A Continuation Method for Large-Scale Modeling and Control: from ODEs to PDE, a Round Trip

TL;DR

This paper introduces a continuation method that transforms large-scale spatially distributed ODE systems into PDEs, enabling analysis and control of complex systems like fluids and multiagent formations.

Contribution

The paper presents a novel continuation approach applicable to linear and nonlinear systems, including multidimensional, space- and time-varying cases, with applications to fluid dynamics and multiagent control.

Findings

Successfully transforms ODE networks into PDEs respecting spatial structure

Derives Euler equations from particle systems as an alternative to classical methods

Designs a nonlinear control algorithm for robot formation based on PDE approximation

Abstract

In this paper we present a continuation method which transforms spatially distributed ODE systems into continuous PDE. We show that this continuation can be performed both for linear and nonlinear systems, including multidimensional, space- and time-varying systems.

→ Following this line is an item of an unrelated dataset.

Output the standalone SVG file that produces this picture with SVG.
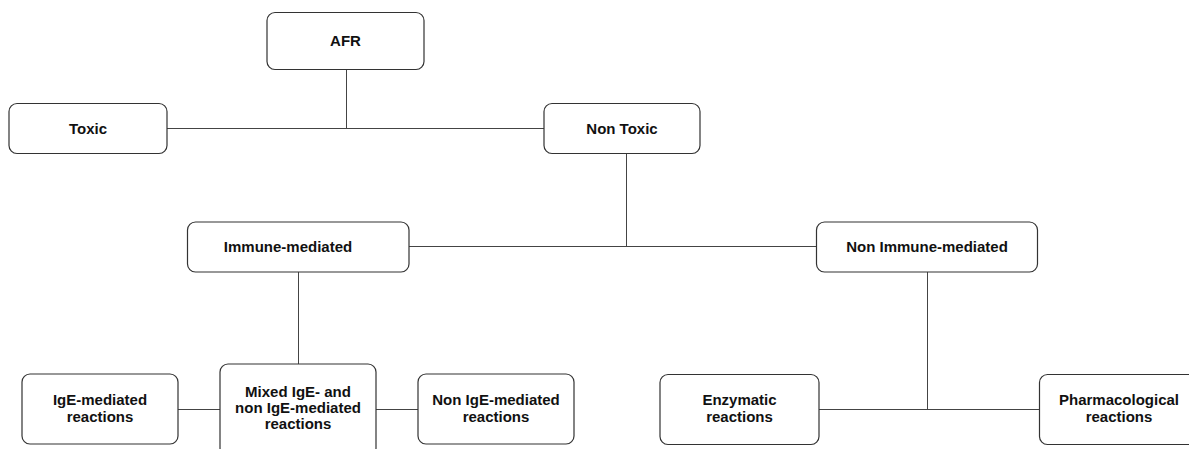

When applied to a large-scale network, the continuation provides a PDE describing evolution of continuous state approximation that respects the spatial structure of the original ODE. Our method is illustrated by multiple examples including transport equations, Kuramoto equations and heat diffusion equations. As a main example, we perform the continuation of a Newtonian system of interacting particles and obtain the Euler equations for compressible fluids, thereby providing an original alternative solution to Hilbert's 6th problem. Finally, we leverage our derivation of the Euler equations to control multiagent systems, designing a nonlinear control algorithm for robot formation based on its continuous approximation.